The first phase, typically six to nine months, focuses on establishing the metadata foundation. This involves deploying a metadata management platform, integrating it with priority data sources across the hybrid environment, and building the initial knowledge graph. The metadata layer should capture technical metadata such as schemas and lineage, as well as business metadata like data ownership, classification, and quality scores. This phase also includes establishing the governance framework and defining the policies that the data fabric will enforce.

The second phase builds the integration and access capabilities on top of the metadata foundation. This includes implementing the data virtualisation and integration engines that allow data to be accessed and combined across environments, building the self-service interfaces that business users and developers will interact with, and establishing the monitoring and quality management capabilities that ensure the fabric operates reliably. This phase typically requires another six to twelve months and benefits from close collaboration with the business teams that will be the primary consumers of the fabric’s capabilities.
The third phase focuses on intelligence and automation. As the data fabric accumulates metadata and usage patterns, machine learning can be applied to automate data discovery, recommend integration approaches, identify quality issues, and optimise access patterns. This intelligence layer is what differentiates a true data fabric from a traditional data integration platform and is where the long-term value of the architecture is realised.
Technology selection should be guided by the existing enterprise technology landscape. Organisations heavily invested in a single cloud provider may find that provider’s native data management services provide a strong starting point, supplemented with cross-cloud integration capabilities. Multi-cloud environments may benefit from cloud-agnostic platforms that can span providers. In all cases, open standards and APIs are critical for avoiding vendor lock-in and ensuring the fabric can evolve as the technology landscape changes.
Measuring Success and Organisational Alignment
The success of a data fabric implementation should be measured across several dimensions. Time to data access measures how quickly a new consumer can discover and begin using a data asset. This metric typically improves from weeks or months with traditional approaches to hours or days with a mature data fabric. Data quality scores track the accuracy, completeness, and timeliness of data across the fabric. Governance compliance measures the percentage of data access that flows through governed channels rather than shadow IT workarounds.

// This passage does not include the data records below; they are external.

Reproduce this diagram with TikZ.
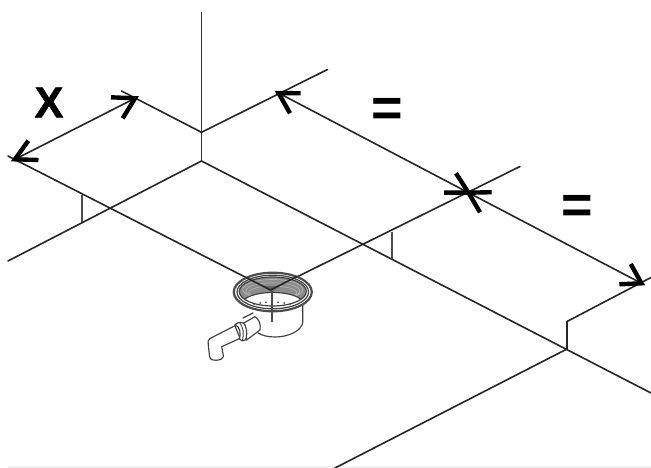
\documentclass[tikz,border=0pt]{standalone}
\usepackage{fontspec}
\setmainfont{Liberation Sans}
\newfontfamily\heavyface[BoldFeatures={FakeBold=1.2}]{Liberation Sans}
\tikzset{
  edge/.style={line width=1.6pt,draw=black!85,line cap=round,line join=round},
  tick/.style={line width=1.8pt,draw=black!70},
  barb/.style={line width=4.4pt,draw=black,line cap=butt,line join=miter},
  fine/.style={line width=1.15pt,draw=black!75,line cap=round,line join=round},
  lbl/.style={inner sep=0pt,font=\heavyface\bfseries\fontsize{43}{43}\selectfont},
  eqlbl/.style={inner sep=0pt,font=\bfseries\fontsize{54}{54}\selectfont}
}
\begin{document}
\begin{tikzpicture}[x=1pt,y=-1pt]
\useasboundingbox (0,0) rectangle (651,468);
\fill[white] (0,0) rectangle (651,468);
\fill[black!5] (8,466) rectangle (651,468);
% reference points
\coordinate (wallT) at (201.5,12);
\coordinate (cornerA) at (201.5,132.3);
\coordinate (cornerB) at (201.5,161);
\coordinate (Ltop) at (121.5,91);
\coordinate (Rtop) at (327.5,69.5);
\coordinate (Lend) at (8,156);
\coordinate (Lbot) at (8,261);
\coordinate (drain) at (270.5,290);
\coordinate (Rmid) at (520,166.5);
\coordinate (Rend) at (651,393);
\coordinate (stepA) at (567,349);
\coordinate (stepB) at (567,321.5);
\coordinate (stepC) at (651,277.5);
\coordinate (botEnd) at (335,468);
% floor lines
\draw[tick,draw=black!80] (wallT) -- (cornerB);
\draw[edge] (Ltop) -- (cornerA) -- (Rtop);
\draw[edge] (Lend) -- (drain) -- (Rmid);
\draw[edge] (Lbot) -- (cornerB) -- (Rend);
\draw[edge] (stepC) -- (stepB) -- (stepA) -- (botEnd);
\draw[tick] (82.3,195) -- (82.3,222);
\draw[tick] (392.3,231.5) -- (392.3,259);
% dimension lines
\coordinate (xA) at (15,159.3);
\coordinate (xB) at (135,98.3);
\coordinate (eA) at (278.5,93);
\coordinate (eM) at (468.5,192.7);
\coordinate (eB) at (641.5,283.3);
\draw[edge] (xA) -- (xB);
\draw[edge] (eA) -- (eM) -- (eB);
\draw[barb] (38.5,160) -- (xA) -- (28.3,140.7);
\draw[barb] (111,97.3) -- (xB) -- (122.7,118.3);
\draw[barb] (300.7,93.3) -- (eA) -- (290,113.3);
\draw[barb] (444,192.7) -- (eM) -- (456,173.3);
\draw[barb] (491.7,192.2) -- (eM) -- (480,212.3);
\draw[barb] (619.3,284.3) -- (eB) -- (630.7,264);
% labels
\node[lbl] (labX) at (49,102.5) {X};
\node[eqlbl] (labE1) at (387.5,112) {=};
\node[eqlbl] (labE2) at (577.5,209.5) {=};
% drain body
\draw[fine] (302.8,305) -- (302.8,322) .. controls (302,331) and (288,337) .. (275,337) .. controls (268,337) and (262,335.5) .. (258,333);
% outlet pipe
\draw[fine,fill=white] (243.3,323.3) -- (255,316.7) .. controls (259,319) and (261,324) .. (260,330) -- (246.7,340) -- cycle;
\draw[fine] (243,318) -- (253,313);
\draw[fine,fill=white] (235,325.7) -- (210,338.5) .. controls (207.5,340) and (208,342) .. (208.3,345) -- (209.5,356) .. controls (210,360) and (213,360.5) .. (216,360.3) .. controls (220,360) and (223,359) .. (223.5,356.5) -- (221.7,346.7) -- (240,338.3) -- cycle;
\draw[fine,fill=white] (235,324.5) .. controls (239,321.5) and (243,321.5) .. (245,325) .. controls (247.5,331) and (247,337) .. (245.5,340) .. controls (243.5,341.5) and (240.5,341) .. (239.5,339) .. controls (241,333) and (240,327) .. (235,324.5) -- cycle;
\draw[fine,line width=0.9pt] (239.5,322.5) .. controls (243.5,327) and (244,334) .. (242.5,340.5);
% rim
\draw[fine,line width=2.2pt,draw=black!70,fill=white] (272.8,292) ellipse [x radius=39,y radius=19.3];
\draw[fine,line width=1.2pt] (272.8,292) ellipse [x radius=35.8,y radius=16.8];
% grating ring
\begin{scope}
\clip (272.8,291.5) ellipse [x radius=33.5,y radius=14.5];
\fill[black!45] (272.8,291.5) ellipse [x radius=33.5,y radius=14.5];
\foreach \d in {0,3,6} \draw[line width=0.7pt,white!70!black] (272.8,289.5+\d*0.5) ellipse [x radius=30-\d,y radius=10-\d*0.6];
\fill[white] (272.8,303) ellipse [x radius=30,y radius=10.5];
\draw[fine] (272.8,303) ellipse [x radius=30,y radius=10.5];
\end{scope}
\draw[fine,line width=1.2pt] (272.8,291.5) ellipse [x radius=33.5,y radius=14.5];
\foreach \hx/\hy in {254/304,260/303,266/302.4,272/302.2,278/302.4,284/303,290/304}
  \fill[black!70] (\hx,\hy) circle (1pt);
% central wedge and drop line
\fill[black!60] (262,286) -- (280,286) -- (272,292) -- cycle;
\draw[tick,line width=1.2pt] (272,291) -- (272,322);
\draw[edge] (247,278) -- (drain) -- (297,276.5);
\end{tikzpicture}
\end{document}
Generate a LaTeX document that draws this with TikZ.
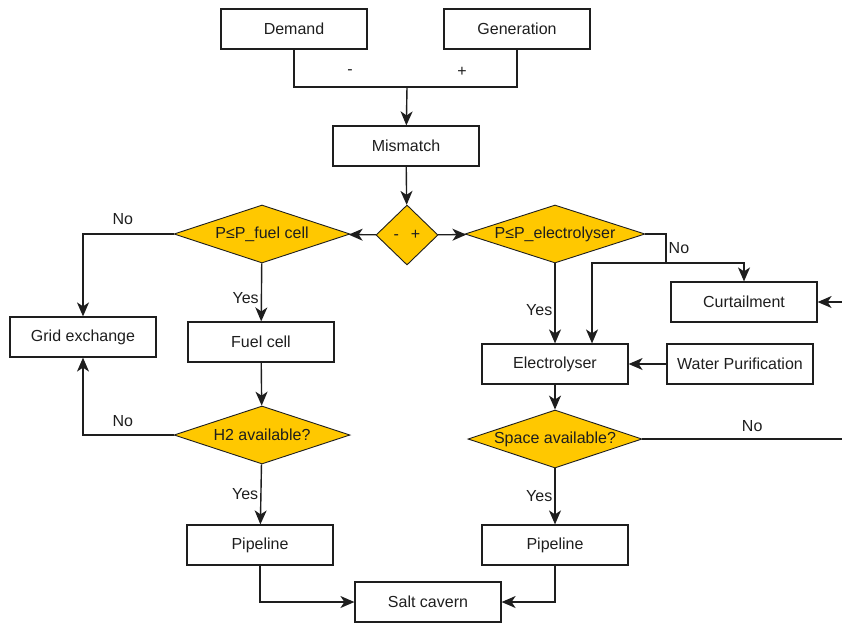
\documentclass[tikz,border=0pt]{standalone}
\usepackage{fontspec}
\setmainfont{Liberation Sans}
\usetikzlibrary{arrows.meta,shapes.geometric}
\definecolor{decision}{RGB}{255,200,0}
\definecolor{ink}{RGB}{30,30,30}
\tikzstyle{box}=[draw=ink,line width=1.2pt,minimum width=146pt,minimum height=40pt,inner sep=0pt,text=ink,font=\fontsize{16}{19}\selectfont]
\tikzstyle{check}=[diamond,draw=ink,fill=decision,line width=0.9pt,shape aspect=3,inner sep=0pt,minimum height=58pt,text=ink,font=\fontsize{16}{19}\selectfont]
\tikzstyle{edge}=[draw=ink,line width=1.4pt,-{Stealth[length=14pt,width=12pt,inset=4pt]}]
\tikzstyle{wire}=[draw=ink,line width=1.4pt]
\tikzstyle{tag}=[text=ink,inner sep=2pt,font=\fontsize{16}{19}\selectfont]

\begin{document}
\begin{tikzpicture}[x=1pt,y=-1pt]
    \useasboundingbox (0,0) rectangle (842,622);
    % First we draw the boxes
    \foreach \pos/\name/\text in {{(294,29)/Demand/Demand}, {(517,29)/Generation/Generation}, {(406,146)/Mismatch/Mismatch}, {(83,337)/Grid/Grid exchange}, {(261,342)/FuelCell/Fuel cell}, {(744,302)/Curtail/Curtailment}, {(555,364)/Electrolyser/Electrolyser}, {(740,364)/Water/Water Purification}, {(260,545)/PipeL/Pipeline}, {(555,545)/PipeR/Pipeline}, {(428,602)/Cavern/Salt cavern}}
        \node[box] (\name) at \pos {\text};

    % then the decisions
    \foreach \pos/\name/\w/\text in {{(262,234)/FCcheck/176/P≤P\_fuel cell}, {(555,234)/ELcheck/180/P≤P\_electrolyser}, {(262,435)/H2check/176/H2 available?}, {(555,439)/Space/174/Space available?}}
        \node[check,minimum width=\w pt] (\name) at \pos {\text};
    \node[check,shape aspect=1,minimum width=62pt,minimum height=60pt] (Sign) at (407,235) {-\hspace{12pt}+};

    % free ends and corners
    \coordinate (Join) at (407,87);
    \coordinate (Split) at (666,263);
    \coordinate (SpaceOut) at (842,439);
    \coordinate (CurtIn) at (842,302);

    % Connect everything
    \path[wire] (Demand.south) |- (Join) -| (Generation.south);
    \node[tag] (minus) at (350,72) {-};
    \node[tag] (plus) at (462,72) {+};
    \foreach \source/\dest in {Join/Mismatch, Mismatch/Sign, Sign/FCcheck, Sign/ELcheck, FuelCell/H2check, Water/Electrolyser, Electrolyser/Space, CurtIn/Curtail}
        \path[edge] (\source) -- (\dest);

    \path[edge] (FCcheck) -- node[tag,pos=0.6,left] {Yes} (FuelCell);
    \path[edge] (H2check) -- node[tag,pos=0.5,left] {Yes} (PipeL);
    \path[edge] (ELcheck) -- node[tag,pos=0.58,left] {Yes} (Electrolyser);
    \path[edge] (Space) -- node[tag,pos=0.5,left] {Yes} (PipeR);

    \path[edge] (FCcheck.west) -| node[tag,pos=0.28,above=7pt] {No} (Grid.north);
    \path[edge] (H2check.west) -| node[tag,pos=0.28,above=6pt] {No} (Grid.south);
    \path[wire] (ELcheck.east) -| node[tag,pos=0.75,right] {No} (Split);
    \path[edge] (Split) -| (Curtail.north);
    \path[edge] (Split) -| ([xshift=37pt]Electrolyser.north);
    \path[wire] (Space.east) -- node[tag,pos=0.55,above=5pt] {No} (SpaceOut);

    \path[edge] (PipeL.south) |- (Cavern.west);
    \path[edge] (PipeR.south) |- (Cavern.east);
\end{tikzpicture}
\end{document}
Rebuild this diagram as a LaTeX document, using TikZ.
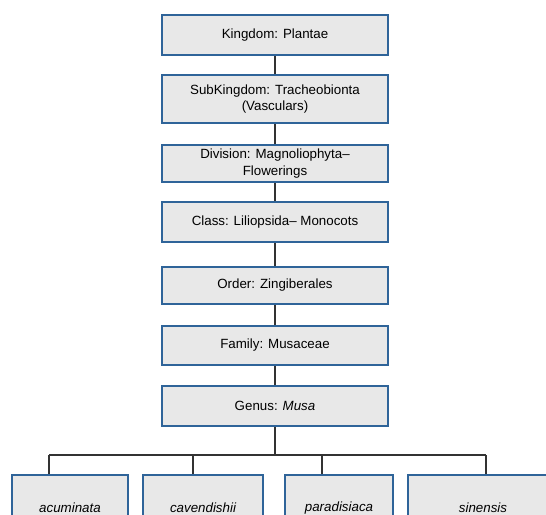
\documentclass[tikz,border=0pt]{standalone}
\usepackage{fontspec}
\setmainfont{Liberation Sans}
\usetikzlibrary{shapes}

\definecolor{rankblue}{HTML}{2F6499}
\definecolor{rankgray}{HTML}{E8E8E8}
\definecolor{linkgray}{HTML}{333333}

\tikzset{
    rank/.style={rectangle, draw=rankblue, line width=1.9pt, fill=rankgray,
        minimum width=169.5pt, minimum height=30pt, inner sep=2pt,
        align=center, font=\fontsize{10}{12.5}\selectfont},
    species/.style={rank, minimum height=49.5pt, font=\fontsize{10}{12.5}\selectfont\itshape},
    link/.style={draw=linkgray, line width=0.8pt}
}

\begin{document}
\begin{tikzpicture}[x=0.75pt, y=-0.75pt]
    \path [use as bounding box] (0,0) rectangle (546,514);
    \clip (0,0) rectangle (546,514);

    \node [rank] (kingdom) at (275,35) {Kingdom: Plantae};
    \node [rank, minimum height=36pt] (subkingdom) at (275,99) {SubKingdom: Tracheobionta\\(Vasculars)};
    \node [rank, minimum height=27.75pt] (division) at (275,163.5) {Division: Magnoliophyta--\\Flowerings};
    \node [rank] (class) at (275,222) {Class: Liliopsida-- Monocots};
    \node [rank, minimum height=27.75pt] (order) at (275,285.5) {Order: Zingiberales};
    \node [rank, minimum height=29.25pt] (family) at (275,345.5) {Family: Musaceae};
    \node [rank] (genus) at (275,406) {Genus: \textit{Musa}};

    \draw [link] (kingdom) -- (subkingdom);
    \draw [link] (subkingdom) -- (division);
    \draw [link] (division) -- (class);
    \draw [link] (class) -- (order);
    \draw [link] (order) -- (family);
    \draw [link] (family) -- (genus);

    \node [species, minimum width=87pt] (acuminata) at (70,508) {acuminata};
    \node [species, minimum width=90pt] (cavendishii) at (203,508) {cavendishii};
    \node [species, minimum width=81pt] (paradisiaca) at (339,508) {paradisiaca};
    \node [species, minimum width=112.5pt] (sinensis) at (483,508) {sinensis};

    % bus under the genus
    \coordinate (drop1) at (49,455);
    \coordinate (drop2) at (193,455);
    \coordinate (drop3) at (322,455);
    \coordinate (drop4) at (486,455);

    \draw [link] (genus) -- (genus |- drop1);
    \draw [link] (drop1) -- (drop4);
    \draw [link] (drop1) -- (drop1 |- acuminata.north);
    \draw [link] (drop2) -- (drop2 |- cavendishii.north);
    \draw [link] (drop3) -- (drop3 |- paradisiaca.north);
    \draw [link] (drop4) -- (drop4 |- sinensis.north);
\end{tikzpicture}
\end{document}
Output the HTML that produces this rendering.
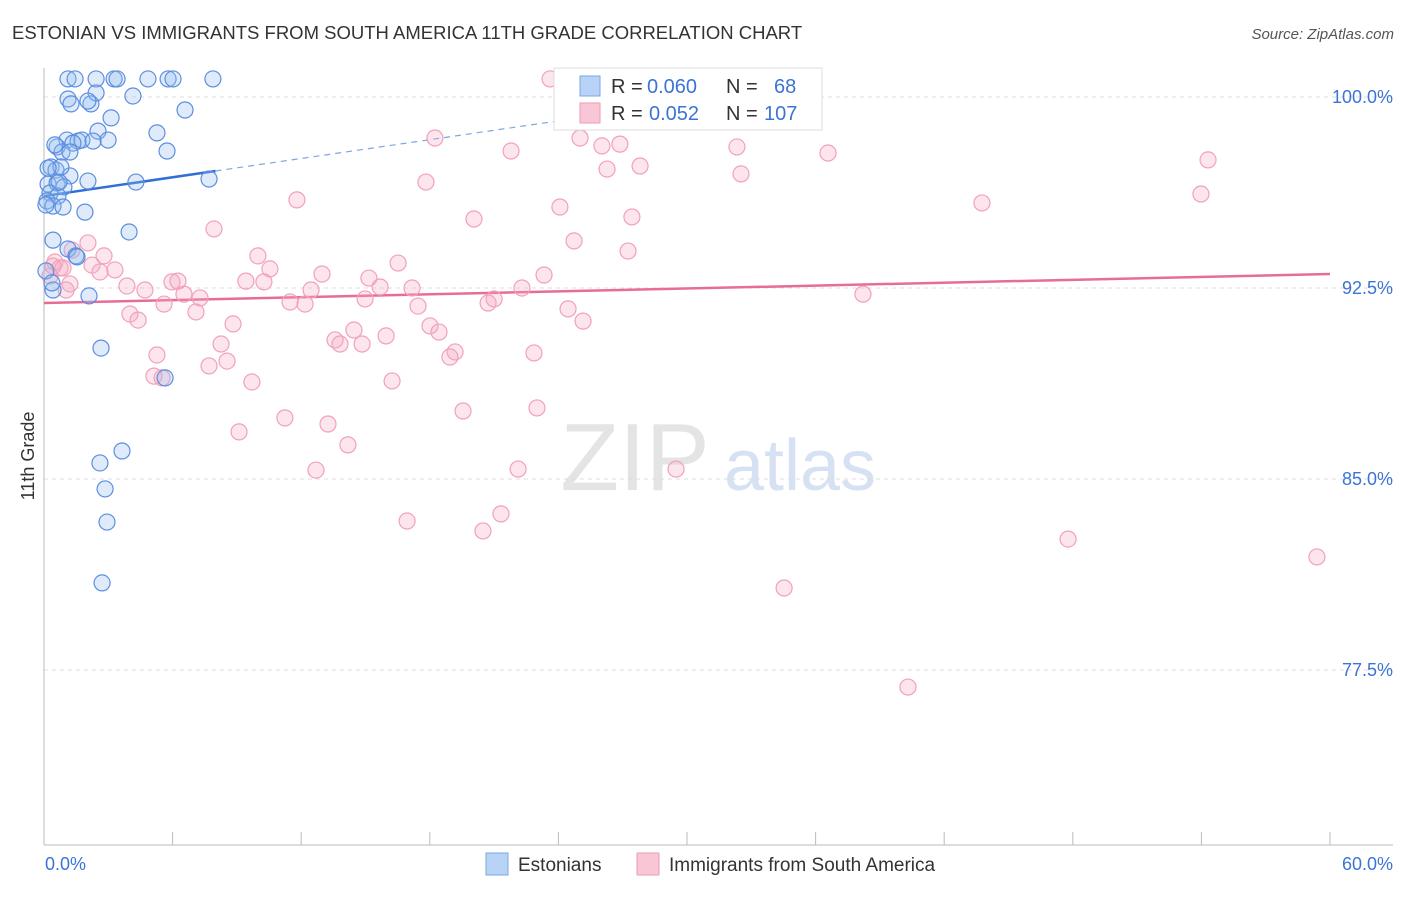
<!DOCTYPE html>
<html><head><meta charset="utf-8"><style>
body{margin:0;background:#fff;font-family:"Liberation Sans",sans-serif;}
svg text{font-family:"Liberation Sans",sans-serif;}
</style></head><body>
<svg id="chart" width="1406" height="892" xmlns="http://www.w3.org/2000/svg">
<text x="12" y="39" font-size="18.5" fill="#333">ESTONIAN VS IMMIGRANTS FROM SOUTH AMERICA 11TH GRADE CORRELATION CHART</text>
<text x="1394" y="39" font-size="15" fill="#555" font-style="italic" text-anchor="end">Source: ZipAtlas.com</text>
<text x="34" y="456" font-size="18" fill="#333" text-anchor="middle" transform="rotate(-90 34 456)">11th Grade</text>
<g><text x="635" y="490" font-size="96" fill="#e4e4e4" font-family="Liberation Serif" text-anchor="middle">ZIP</text><text x="800" y="490" font-size="72" fill="#d6e2f3" text-anchor="middle">atlas</text></g>
<g id="grid"></g><g id="axes"></g><g id="trend"></g><g id="pts"></g>
<g>
<rect x="554" y="68" width="268" height="62" fill="#fff" stroke="#ddd"/>
<rect x="580" y="76" width="20" height="20" fill="#b8d3f5" stroke="#7aa7e6"/>
<text x="611" y="93" font-size="20" fill="#333">R =</text>
<text x="647" y="93" font-size="20" fill="#3b74d6">0.060</text>
<text x="726" y="93" font-size="20" fill="#333">N =</text>
<text x="774" y="93" font-size="20" fill="#3b74d6">68</text>
<rect x="580" y="103" width="20" height="20" fill="#f9c6d6" stroke="#ee9ab6"/>
<text x="611" y="120" font-size="20" fill="#333">R =</text>
<text x="649" y="120" font-size="20" fill="#3b74d6">0.052</text>
<text x="726" y="120" font-size="20" fill="#333">N =</text>
<text x="764" y="120" font-size="20" fill="#3b74d6">107</text>
</g>
<g>
<rect x="486" y="853" width="22" height="22" fill="#b8d3f5" stroke="#7aa7e6"/>
<text x="518" y="871" font-size="19" fill="#333">Estonians</text>
<rect x="637" y="853" width="22" height="22" fill="#f9c6d6" stroke="#ee9ab6"/>
<text x="669" y="871" font-size="19" fill="#333">Immigrants from South America</text>
</g>
</svg>
<script>
const yTicks=[100,92.5,85,77.5];
const yTickLabels=["100.0%","92.5%","85.0%","77.5%"];
const xTickLabels=["0.0%","60.0%"];
const bluePx=[[68,79],[75,79],[96,79],[114,79],[117,79],[148,79],[168,79],[173,79],[213,79],[133,96],[68,99],[71,104],[91,104],[96,93],[88,101],[185,110],[111,118],[98,131],[157,133],[67,140],[78,141],[82,140],[93,141],[73,143],[57,147],[62,152],[70,152],[167,151],[51,167],[56,170],[70,176],[88,181],[136,182],[209,179],[48,184],[57,183],[64,187],[50,193],[58,196],[47,201],[53,206],[63,207],[85,212],[129,232],[53,240],[68,249],[76,256],[46,271],[53,290],[89,296],[101,348],[165,378],[122,451],[100,463],[105,489],[107,522],[102,583],[59,182],[46,205],[52,283],[77,257],[61,167],[108,140],[48,168],[55,145]];
const pinkPx=[[550,79],[801,80],[688,105],[727,113],[770,112],[435,138],[580,138],[602,146],[620,144],[511,151],[737,147],[828,153],[607,169],[640,166],[741,174],[1208,160],[426,182],[1201,194],[982,203],[297,200],[560,207],[474,219],[632,217],[214,229],[574,241],[628,251],[88,243],[104,256],[72,250],[55,262],[63,268],[92,265],[115,270],[258,256],[270,269],[322,274],[369,278],[398,263],[544,275],[50,276],[70,284],[100,272],[127,286],[145,290],[172,282],[178,281],[184,294],[200,298],[246,281],[264,282],[290,302],[305,304],[311,290],[365,299],[380,287],[412,288],[418,306],[488,303],[494,299],[522,288],[568,309],[583,321],[863,294],[130,314],[138,320],[164,304],[196,312],[233,324],[354,330],[335,340],[340,344],[362,344],[386,336],[430,326],[439,332],[455,352],[450,357],[534,353],[157,355],[221,344],[227,361],[209,366],[154,376],[162,378],[252,382],[392,381],[463,411],[537,408],[285,418],[328,424],[348,445],[239,432],[316,470],[518,469],[676,469],[407,521],[501,514],[483,531],[1068,539],[1317,557],[784,588],[908,687],[60,268],[53,266],[66,290]];
const blueX=bluePx.map(p=>+((p[0]-44)*60/1286).toFixed(2));
const blueY=bluePx.map(p=>+(100-(p[1]-97)*7.5/191).toFixed(2));
const pinkX=pinkPx.map(p=>+((p[0]-44)*60/1286).toFixed(2));
const pinkY=pinkPx.map(p=>+(100-(p[1]-97)*7.5/191).toFixed(2));
const blueTrend=[96.11,0.123];
const pinkTrend=[91.91,0.019];
const X=v=>44+v/60*1286, Y=v=>97+(100-v)/7.5*191;
const NS="http://www.w3.org/2000/svg";
function mk(tag,attrs,parent){const e=document.createElementNS(NS,tag);for(const k in attrs)e.setAttribute(k,attrs[k]);document.getElementById(parent).appendChild(e);return e;}
yTicks.forEach((t,i)=>{
 const l=mk('line',{x1:44,x2:1393,y1:Y(t),y2:Y(t),stroke:'#ddd','stroke-dasharray':'4,4'},'grid');
 
 
 const tx=mk('text',{x:1393,y:Y(t)+6,'font-size':18,fill:'#3b74d6','text-anchor':'end'},'grid');
 tx.textContent=yTickLabels[i];
 
 
});
const ax=mk('line',{x1:44,x2:1393,y1:845,y2:845,stroke:'#bbb'},'axes');


const ay=mk('line',{x1:44,x2:44,y1:68,y2:845,stroke:'#bbb'},'axes');


for(let i=0;i<=10;i++){const t=mk('line',{x1:X(i*6),x2:X(i*6),y1:832,y2:845,stroke:'#bbb'},'axes');
 
 }
[[0,'start',45],[60,'end',1393]].forEach((d,i)=>{const t=mk('text',{x:d[2],y:870,'font-size':18,fill:'#3b74d6','text-anchor':d[1]},'axes');t.textContent=xTickLabels[i];
 
 });
function pts(xs,ys,fill,stroke,name){xs.forEach((x,i)=>{const c=mk('circle',{cx:X(x),cy:Y(ys[i]),r:8,fill:fill,stroke:stroke,'stroke-width':1.2},'pts');
 
 });}
pts(pinkX,pinkY,'rgba(246,170,196,0.3)','#f2a0bb','point-immigrants');
pts(blueX,blueY,'rgba(150,190,240,0.3)','#5b8ee0','point-estonians');
const f=(t,x)=>t[0]+t[1]*x;
const b1=mk('line',{x1:X(0),y1:Y(f(blueTrend,0)),x2:X(8),y2:Y(f(blueTrend,8)),stroke:'#2f6fd6','stroke-width':2.5},'trend');


const b2=mk('line',{x1:X(8),y1:Y(f(blueTrend,8)),x2:X(24),y2:Y(f(blueTrend,24)),stroke:'#7aa7e6','stroke-width':1.2,'stroke-dasharray':'6,5'},'trend');


const p1=mk('line',{x1:X(0),y1:Y(f(pinkTrend,0)),x2:X(60),y2:Y(f(pinkTrend,60)),stroke:'#e86c98','stroke-width':2.5},'trend');


</script>
</body></html>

Business impact metrics capture the downstream value of improved data access in terms of faster decision-making, improved analytics, and new data products.
Organisational alignment is as important as technology architecture. The data fabric requires collaboration between data engineering, platform engineering, security, and business teams. A common governance model, typically implemented through a data governance council with representation from each stakeholder group, ensures that policies reflect both business needs and technical constraints.
The data fabric is not a product you buy; it is an architecture you build. While commercial platforms provide important building blocks, the strategic value comes from tailoring the fabric to the specific data landscape, governance requirements, and business needs of your enterprise. This is a significant investment, but for organisations grappling with hybrid cloud data complexity, it is an investment that enables every other data-driven initiative on the roadmap.